İBB faaliyet raporu açıklandı ve bu rapora ilişkin meclis toplantısı yapıldı. Buna karşılık olarak bize dair herhangi bir usulsüzlükten bahsetmelerine gerek yok. AK Parti dönemine ait belgeler varsa dava açsınlar. Dosyaları versinler biz götürüp teslim edelim. CHP'li meclis üyeleri de buna tam inanamadıkları için ittifak yaptıkları partilerin üyeleri bunları gündeme getiriyor. AK Parti ne yaptı denirse, çok şey sayılabilir; ama 2019'dan bu yana yok.
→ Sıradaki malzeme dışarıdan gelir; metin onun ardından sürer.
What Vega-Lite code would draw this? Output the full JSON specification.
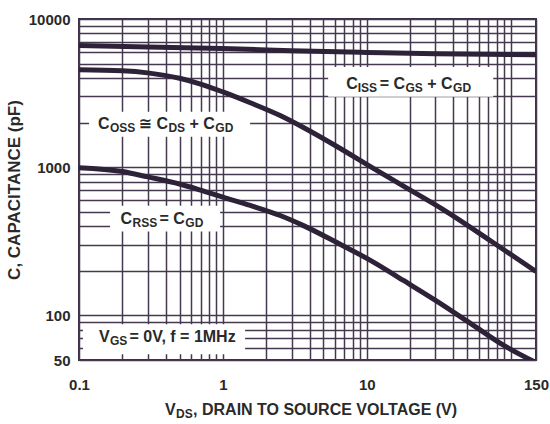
{
  "$schema": "https://vega.github.io/schema/vega-lite/v6.json",
  "width": 457,
  "height": 341,
  "autosize": {"type": "none"},
  "padding": {"left": 79, "top": 19, "right": 14, "bottom": 64},
  "background": "white",
  "config": {
    "view": {"stroke": "#3b2f48", "strokeWidth": 2},
    "font": "Liberation Sans"
  },
  "datasets": {
    "curves": [
      {"series": "Ciss", "vds": 0.1, "c": 6620},
      {"series": "Ciss", "vds": 0.3, "c": 6480},
      {"series": "Ciss", "vds": 1, "c": 6320},
      {"series": "Ciss", "vds": 3, "c": 6110},
      {"series": "Ciss", "vds": 10, "c": 5950},
      {"series": "Ciss", "vds": 30, "c": 5820},
      {"series": "Ciss", "vds": 150, "c": 5730},
      {"series": "Coss", "vds": 0.1, "c": 4540},
      {"series": "Coss", "vds": 0.2, "c": 4470},
      {"series": "Coss", "vds": 0.3, "c": 4330},
      {"series": "Coss", "vds": 0.5, "c": 3980},
      {"series": "Coss", "vds": 0.7, "c": 3640},
      {"series": "Coss", "vds": 1, "c": 3220},
      {"series": "Coss", "vds": 1.55, "c": 2720},
      {"series": "Coss", "vds": 2.5, "c": 2230},
      {"series": "Coss", "vds": 3.6, "c": 1860},
      {"series": "Coss", "vds": 6.2, "c": 1380},
      {"series": "Coss", "vds": 10.6, "c": 1010},
      {"series": "Coss", "vds": 18, "c": 745},
      {"series": "Coss", "vds": 34, "c": 517},
      {"series": "Coss", "vds": 72, "c": 320},
      {"series": "Coss", "vds": 150, "c": 198},
      {"series": "Crss", "vds": 0.1, "c": 993},
      {"series": "Crss", "vds": 0.2, "c": 935},
      {"series": "Crss", "vds": 0.3, "c": 860},
      {"series": "Crss", "vds": 0.5, "c": 770},
      {"series": "Crss", "vds": 0.7, "c": 700},
      {"series": "Crss", "vds": 1, "c": 628},
      {"series": "Crss", "vds": 1.55, "c": 552},
      {"series": "Crss", "vds": 2.5, "c": 472},
      {"series": "Crss", "vds": 3.6, "c": 405},
      {"series": "Crss", "vds": 6.2, "c": 310},
      {"series": "Crss", "vds": 10.6, "c": 235},
      {"series": "Crss", "vds": 18, "c": 172},
      {"series": "Crss", "vds": 31, "c": 124},
      {"series": "Crss", "vds": 52, "c": 89},
      {"series": "Crss", "vds": 89, "c": 63},
      {"series": "Crss", "vds": 150, "c": 48}
    ],
    "boxes": [
      {"name": "Ciss", "xa": 5.39, "xb": 75.7, "ya": 4752, "yb": 2983},
      {"name": "Coss", "xa": 0.1174, "xb": 1.546, "ya": 2364, "yb": 1605},
      {"name": "Crss", "xa": 0.1643, "xb": 0.956, "ya": 550, "yb": 368},
      {"name": "Vgs", "xa": 0.1066, "xb": 1.427, "ya": 87.0, "yb": 54.6}
    ],
    "labels": [
      {"part": "main", "vds": 7.19, "c": 3378, "text": "C"},
      {"part": "sub", "vds": 8.66, "c": 3378, "text": "ISS"},
      {"part": "main", "vds": 12.29, "c": 3378, "text": "= C"},
      {"part": "sub", "vds": 18.58, "c": 3378, "text": "GS"},
      {"part": "main", "vds": 26.3, "c": 3378, "text": "+ C"},
      {"part": "sub", "vds": 39.77, "c": 3378, "text": "GD"},
      {"part": "main", "vds": 0.1355, "c": 1803, "text": "C"},
      {"part": "sub", "vds": 0.1643, "c": 1803, "text": "OSS"},
      {"part": "main", "vds": 0.2593, "c": 1803, "text": "≅ C"},
      {"part": "sub", "vds": 0.4184, "c": 1803, "text": "DS"},
      {"part": "main", "vds": 0.5867, "c": 1803, "text": "+ C"},
      {"part": "sub", "vds": 0.8867, "c": 1803, "text": "GD"},
      {"part": "main", "vds": 0.1944, "c": 413.2, "text": "C"},
      {"part": "sub", "vds": 0.2355, "c": 413.2, "text": "RSS"},
      {"part": "main", "vds": 0.3629, "c": 413.2, "text": "= C"},
      {"part": "sub", "vds": 0.5484, "c": 413.2, "text": "GD"},
      {"part": "main", "vds": 0.1377, "c": 65.8, "text": "V"},
      {"part": "sub", "vds": 0.1643, "c": 65.8, "text": "GS"},
      {"part": "main", "vds": 0.2245, "c": 65.8, "text": "= 0V, f = 1MHz"},
      {"part": "main", "vds": 0.3963, "c": 21.21, "text": "V"},
      {"part": "sub", "vds": 0.4727, "c": 21.21, "text": "DS"},
      {"part": "main", "vds": 0.6206, "c": 21.21, "text": ", DRAIN TO SOURCE VOLTAGE (V)"}
    ]
  },
  "layer": [
    {
      "data": {"name": "curves"},
      "mark": {"type": "line", "color": "#2e2238", "strokeWidth": 5, "interpolate": "monotone", "clip": true},
      "encoding": {
        "x": {
          "field": "vds", "type": "quantitative",
          "scale": {"type": "log", "domain": [0.1, 150], "nice": false},
          "axis": {
            "values": [0.1, 0.2, 0.3, 0.4, 0.5, 0.6, 0.7, 0.8, 0.9, 1, 2, 3, 4, 5, 6, 7, 8, 9, 10, 20, 30, 40, 50, 60, 70, 80, 90, 100, 150],
            "format": "~g",
            "labelExpr": "datum.value == 0.1 || datum.value == 1 || datum.value == 10 || datum.value == 150 ? datum.label : ''",
            "grid": true, "gridColor": "#45394f", "gridWidth": 1.5, "gridOpacity": 1,
            "ticks": false, "domain": false,
            "labelFont": "Liberation Sans", "labelFontWeight": "bold", "labelFontSize": 15,
            "labelColor": "#2a2a2a", "labelPadding": 17, "labelFlush": false, "labelOverlap": false,
            "title": null
          }
        },
        "y": {
          "field": "c", "type": "quantitative",
          "scale": {"type": "log", "domain": [50, 10000], "nice": false},
          "axis": {
            "values": [50, 60, 70, 80, 90, 100, 200, 300, 400, 500, 600, 700, 800, 900, 1000, 2000, 3000, 4000, 5000, 6000, 7000, 8000, 9000, 10000],
            "format": "~g",
            "labelExpr": "datum.value == 50 || datum.value == 100 || datum.value == 1000 || datum.value == 10000 ? datum.label : ''",
            "grid": true, "gridColor": "#45394f", "gridWidth": 1.5, "gridOpacity": 1,
            "ticks": false, "domain": false,
            "labelFont": "Liberation Sans", "labelFontWeight": "bold", "labelFontSize": 15,
            "labelColor": "#2a2a2a", "labelPadding": 9, "labelFlush": false, "labelOverlap": false,
            "title": "C, CAPACITANCE (pF)",
            "titleFont": "Liberation Sans", "titleFontWeight": "bold", "titleFontSize": 17,
            "titleColor": "#2a2a2a", "titlePadding": 5
          }
        },
        "detail": {"field": "series", "type": "nominal"}
      }
    },
    {
      "data": {"name": "boxes"},
      "mark": {"type": "rect", "fill": "white", "opacity": 1},
      "encoding": {
        "x": {"field": "xa", "type": "quantitative", "scale": {"type": "log", "domain": [0.1, 150], "nice": false}},
        "x2": {"field": "xb"},
        "y": {"field": "ya", "type": "quantitative", "scale": {"type": "log", "domain": [50, 10000], "nice": false}},
        "y2": {"field": "yb"}
      }
    },
    {
      "data": {"name": "labels"},
      "transform": [{"filter": "datum.part == 'main'"}],
      "mark": {"type": "text", "align": "left", "baseline": "alphabetic", "font": "Liberation Sans, DejaVu Sans", "fontWeight": "bold", "fontSize": 16, "color": "#2a2a2a"},
      "encoding": {
        "x": {"field": "vds", "type": "quantitative", "scale": {"type": "log", "domain": [0.1, 150], "nice": false}},
        "y": {"field": "c", "type": "quantitative", "scale": {"type": "log", "domain": [50, 10000], "nice": false}},
        "text": {"field": "text"}
      }
    },
    {
      "data": {"name": "labels"},
      "transform": [{"filter": "datum.part == 'sub'"}],
      "mark": {"type": "text", "align": "left", "baseline": "alphabetic", "dy": 3, "font": "Liberation Sans", "fontWeight": "bold", "fontSize": 12, "color": "#2a2a2a"},
      "encoding": {
        "x": {"field": "vds", "type": "quantitative", "scale": {"type": "log", "domain": [0.1, 150], "nice": false}},
        "y": {"field": "c", "type": "quantitative", "scale": {"type": "log", "domain": [50, 10000], "nice": false}},
        "text": {"field": "text"}
      }
    }
  ]
}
Soruyoruz; bugüne kadar 139 milyar liradan fazla bütçe kullandınız, bu parayla ne yaptınız?
Oyun yapımcılarına sesleniyorum. Üç aşamalı bir oyun geliştirin. AK Parti'nin yaptıkları, CHP'nin yaptıkları ve CHP'nin karşı çıktıkları olarak üç farklı yol olsun.
Bu ücretlerle ilgili görüşmelerimizi yapalım. Dünya standartlarında nasıl bakalım. İlgili kurumlarla görüşeceğiz. Çamlıca Kulesi hem bir çevre projesi hem de dünya standartlarında bir dijital radyo ve seyir kuledir. İyi bir turizm noktası olacağını düşünüyoruz. Eser ve hizmet siyasetine devam edeceğiz.
Gençlerin AK Parti'ye ilgisini değerlendirdiğimizde AK Parti birinci parti. AK Parti ilk girdiği seçimde yüzde 34 milyon oy aldı. AK Parti'nin en son seçimde aldığı oy ortalama yüzde 45. Bu yeni gelen yeni seçmenden hatırı sayılır bir oy aldığımızın işareti. 20 yıllık seçim sonucu gösteriyor ki; AK Parti gençlerin birinci partisi. Türkiye'nin iki gücü var, gençler ve dijital evren. Gençleri dijital evrene yönlendirebilirsek; büyük sıçrama yapabiliriz.
Asfalt döküldü 5 bin ton hoşumuza gitti. Süt dağıtıldı, güzel bir şey ama maliyetleri sormamız gereken bir şey. "Engelleniyoruz" algısı var ya, biz İBB'nin Meclis'e getirdiği dosyaların sadece yüzde 2'sini geri çevirmişiz.
Arıtma, ulaşım, metro ile ilgili bir şey yok. Başlattığımız metro inşaatlarında iki durak ilerlemişler. Tebrik ediyorum. İki durak için açılış yaptılar demek ki 8 tane daha tören yapacaklar. Tebrik ediyoruz.